Sunday on CNN’s “Fareed Zakaria GPS,” host Fareed Zakaria used his “What in the World” segment to caution liberals on college campuses against attempting to silence conservative voices.
Transcript as follows:
Now for our “What in the World” segment. We’re at the height of commencement season and across the nation people are imparting their words of wisdom to newly minted graduates. To name just a few, Joe Biden was at Harvard and Cornell, Oprah spoke at Skidmore and I was honored to give the commencement speech at Bucknell this year.
But at Notre Dame, where Vice President Mike Pence was giving the commencement address, the ceremonies were interrupted when about 100 students turned their backs on Pence and walked out in protest. A few weeks earlier, U.S. Secretary of Education Betsy DeVos was booed while giving the commencement address at Bethune-Cookman University.
I talked about this issue at Bucknell and I wanted to share those thoughts here. American universities these days seem committed to every kind of diversity except intellectual diversity. Conservative voices and views, already a besieged minority, are being silenced entirely.
The campus talk police have gone after serious conservative thinkers like Heather McDonald and Charles Murray, as well as firebrands like Milo Yiannopoulos and Ann Coulter. Some were disinvited, others booed, interrupted and intimidated. It’s strange that this is happening on college campuses that promise to give their undergraduates a liberal education.
The world liberal in this context has nothing to do with partisan language but refers instead to the Latin root pertaining to liberty. And at the heart of the liberal tradition in the Western world has been freedom of speech.

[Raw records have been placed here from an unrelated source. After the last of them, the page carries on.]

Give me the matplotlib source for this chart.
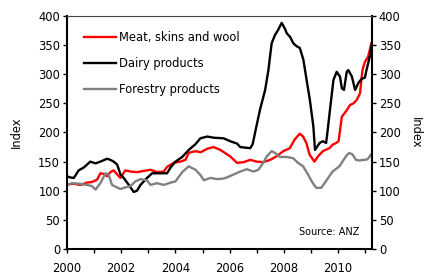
import matplotlib
matplotlib.use("Agg")
import matplotlib.pyplot as plt
from matplotlib.ticker import MultipleLocator

# Indices de prix des matières premières (ANZ)
t_meat = [2000.0, 2000.25, 2000.49, 2000.74, 2000.92, 2001.11, 2001.23, 2001.35, 2001.48, 2001.6,
          2001.72, 2001.85, 2001.97, 2002.15, 2002.34, 2002.58, 2002.83, 2003.08, 2003.32, 2003.57,
          2003.69, 2003.94, 2004.18, 2004.37, 2004.49, 2004.74, 2004.93, 2005.17, 2005.41, 2005.66,
          2006.02, 2006.27, 2006.51, 2006.76, 2007.0, 2007.24, 2007.49, 2007.73, 2007.98, 2008.22,
          2008.40, 2008.59, 2008.71, 2008.83, 2008.95, 2009.13, 2009.26, 2009.44, 2009.68, 2009.80,
          2009.93, 2010.02, 2010.14, 2010.32, 2010.44, 2010.57, 2010.69, 2010.81, 2010.90, 2010.99,
          2011.11, 2011.23]
v_meat = [111, 112, 110, 114, 115, 119, 130, 129, 125, 132,
          135, 128, 122, 135, 133, 132, 134, 136, 132, 133,
          141, 148, 150, 153, 165, 168, 166, 172, 175, 170,
          159, 148, 149, 153, 150, 149, 153, 159, 168, 173,
          188, 198, 193, 182, 162, 150, 159, 168, 173, 179,
          182, 185, 227, 238, 247, 250, 256, 267, 307, 321,
          330, 353]

t_dairy = [2000.0, 2000.1, 2000.25, 2000.43, 2000.62, 2000.86, 2001.05, 2001.23, 2001.48, 2001.6,
           2001.72, 2001.85, 2001.97, 2002.09, 2002.28, 2002.46, 2002.58, 2002.71, 2002.95, 2003.14,
           2003.32, 2003.69, 2003.82, 2004.0, 2004.25, 2004.49, 2004.74, 2004.92, 2005.17, 2005.42,
           2005.78, 2006.02, 2006.27, 2006.39, 2006.76, 2006.85, 2006.94, 2007.12, 2007.31, 2007.43,
           2007.55, 2007.67, 2007.79, 2007.92, 2008.04, 2008.11, 2008.23, 2008.35, 2008.47, 2008.59,
           2008.72, 2008.84, 2008.96, 2009.09, 2009.15, 2009.32, 2009.44, 2009.56, 2009.62, 2009.70,
           2009.83, 2009.95, 2010.07, 2010.14, 2010.22, 2010.32, 2010.38, 2010.51, 2010.63, 2010.75,
           2010.87, 2010.99, 2011.05, 2011.17, 2011.25]
v_dairy = [125, 123, 122, 135, 140, 150, 147, 150, 155, 153,
           150, 145, 128, 122, 110, 98, 100, 110, 122, 130,
           130, 130, 140, 150, 158, 170, 180, 190, 193, 191,
           190, 185, 181, 175, 173, 180, 200, 239, 273, 307,
           353, 367, 376, 388, 378, 370, 364, 353, 348, 345,
           325, 290, 256, 210, 170, 182, 185, 182, 205, 238,
           290, 304, 296, 276, 273, 304, 307, 296, 273, 285,
           292, 294, 307, 330, 353]

t_forest = [2000.0, 2000.18, 2000.49, 2000.74, 2000.92, 2001.05, 2001.23, 2001.42, 2001.54, 2001.66,
            2001.97, 2002.09, 2002.34, 2002.52, 2002.71, 2002.95, 2003.08, 2003.32, 2003.57, 2003.82,
            2004.0, 2004.25, 2004.49, 2004.74, 2004.92, 2005.05, 2005.29, 2005.54, 2005.78, 2005.90,
            2006.15, 2006.39, 2006.63, 2006.88, 2007.06, 2007.24, 2007.37, 2007.55, 2007.67, 2007.85,
            2008.10, 2008.34, 2008.52, 2008.71, 2008.89, 2009.07, 2009.20, 2009.38, 2009.50, 2009.68,
            2009.80, 2010.05, 2010.29, 2010.41, 2010.54, 2010.66, 2010.78, 2010.96, 2011.09, 2011.21]
v_forest = [110, 113, 112, 110, 108, 102, 113, 130, 127, 110,
            103, 105, 108, 116, 120, 118, 110, 113, 110, 114,
            116, 132, 142, 136, 127, 118, 122, 120, 121, 123,
            128, 133, 137, 133, 136, 148, 159, 168, 165, 158,
            158, 156, 148, 142, 128, 113, 105, 105, 113, 125,
            133, 142, 159, 165, 162, 153, 152, 153, 154, 162]

labels = ["Meat, skins and wool", "Dairy products", "Forestry products"]
year_labels = [2000, 2002, 2004, 2006, 2008, 2010]

fs = 8.3
fig = plt.figure(figsize=(4.27, 2.74), dpi=100)
ax = fig.add_axes([0.157, 0.091, 0.714, 0.851])

ax.plot(t_meat, v_meat, color="#ff0000", lw=1.7, label=labels[0])
ax.plot(t_dairy, v_dairy, color="black", lw=1.7, label=labels[1])
ax.plot(t_forest, v_forest, color="#808080", lw=1.7, label=labels[2])

ax.set_xlim(2000, 2011.25)
ax.set_ylim(0, 400)
ax.set_xticks(year_labels)
ax.set_xticklabels([str(y) for y in year_labels], fontsize=fs)
ax.xaxis.set_minor_locator(MultipleLocator(1))
ax.yaxis.set_major_locator(MultipleLocator(50))
ax.tick_params(axis="y", labelsize=fs, length=3, width=1, direction="out", pad=2)
ax.tick_params(axis="x", which="both", length=3, width=1, direction="out", pad=6)
ax.set_ylabel("Index", fontsize=fs, labelpad=11)

for s in ["left", "right", "bottom"]:
    ax.spines[s].set_linewidth(1.5)
ax.spines["top"].set_linewidth(0.8)
ax.spines["top"].set_color("#444444")

ax2 = ax.twinx()
ax2.set_ylim(0, 400)
ax2.yaxis.set_major_locator(MultipleLocator(50))
ax2.tick_params(axis="y", labelsize=fs, length=3, width=1, direction="out", pad=2)
ax2.set_ylabel("Index", fontsize=fs, rotation=270, labelpad=15)
for s in ax2.spines.values():
    s.set_visible(False)

leg = ax.legend(loc="upper left", bbox_to_anchor=(0.02, 0.98), frameon=False, fontsize=fs,
                handlelength=2.8, handletextpad=0.25, labelspacing=1.15)

ax.text(0.96, 0.05, "Source: ANZ", transform=ax.transAxes, ha="right", va="bottom", fontsize=7)

fig.savefig("out.png", dpi=100)
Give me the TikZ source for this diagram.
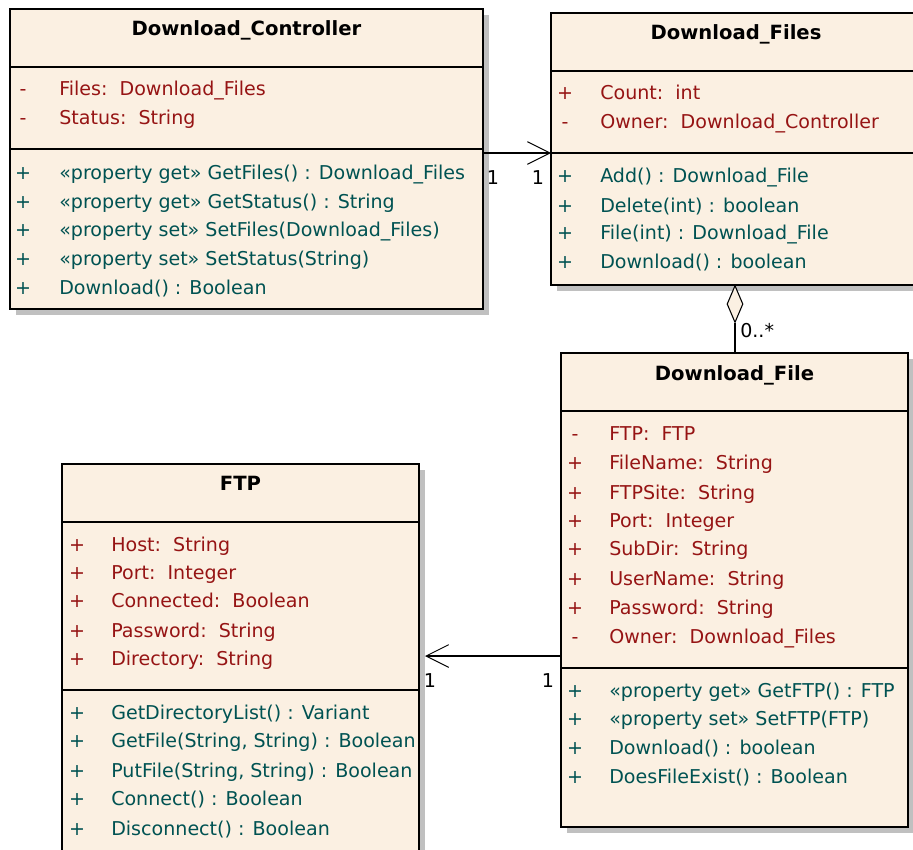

From the beginning, people understood that this meant protecting and listening to speech with which you disagreed. Oliver Wendell Holmes once said that when we protect freedom of thought, we are protecting freedom for the thought that we hate. Freedom of speech and thought is not just for warm, fuzzy ideas that we find comfortable. It’s for ideas that we find offensive.
There is, as we all know, a kind of anti-intellectualism on the right these days, the denial of facts, of reason, of science. But there is also an anti-intellectualism on the left. An attitude of self- righteousness that says we are so pure, we are so morally superior, we cannot bear to hear an idea with which we disagree.
Liberals think they are tolerant but often they aren’t. In 2016, a Pew study found that Democrats were more likely to view Republicans as close-minded. But each side scores about the same in terms of close mindedness and hostility to hearing contrarian views. And large segments on both sides consider the other to be immoral, lazy, dishonest and unintelligent.
This is not just about tolerance for its own sake. The truth is, no one has a monopoly on right or virtue. Listening to other contradictory views will teach us all something and sharpen our own views. One of the greatest dangers in life whether it be in business or government, is to get trapped in a bubble of groupthink and never ask, what if I’m wrong? What is the best argument on the other side?
As I said at Bucknell, there is also a broader benefit to society. Technology, capitalism and globalization are strong forces pulling us apart as a society. By talking to each other seriously and respectfully about agreements and disagreements, we can come together in a common conversation, recognizing that while we seem so far apart, we do actually have a common destiny.